Le Gorgue Hori et le Mbang Day
      Déjà de son temps, le ngorgue Nambatengar (+ 1978) ne se reconnaissait pas de lien d’allégeance avec le Roi de Bédaya. Il allait jusqu’à rappeler que lors de la dernière razzia de Mamat Abou Sékkine en 1884 à Bédaya en pleine sémailles, Mougode, le Mbang de Bédaya, fugitif, fut accueilli par Kindé son ancêtre près de Bémouli. Son ancêtre lui avait alors accordé sept villages des environs, pour y faire observer sa coutume ».
      L’importance de Ngakédjé réside dans le fait que la fête du Nouvel An, qui est en même temps la fête des ancêtres défunts, est la plus populaire chez les Sarh de l’est, ceux qui dépende de Bédaya (Koumogo, Balimba et Djoli).

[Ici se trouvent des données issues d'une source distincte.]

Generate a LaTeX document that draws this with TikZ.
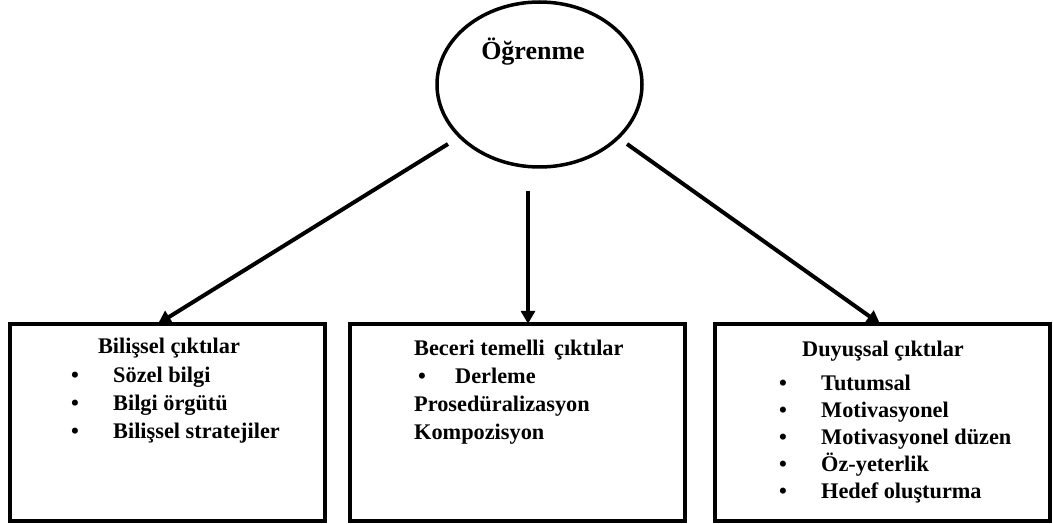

La veille au soir, chaque père de famille dépose au pied de son lit boule de mil et calebasse de bière, pour que les défunts puissent manger et boire pendant la nuit. Le lendemain, il tuera poulet ou cabri et festoiera avec tous les siens. Or, le Ngorgue Hori est le seul dans sa région à célébrer lui-même avec éclat cette fête de la « lune sar ». A Bédaya, le Roi ne se montre pas et se borne à faire en privé des offrandes aux Mbang défunts.

      Le Ngorgue ne se rend jamais à Bédaya pour la fête des sémailles. Il ne fait qu’envoyer un panier de petit mil pour les boules rituelles. En retour, le Mbang lui envoie un bouc et un panier de millet, en septembre quand il célèbre la Na-bol, fête de la croissance des épis.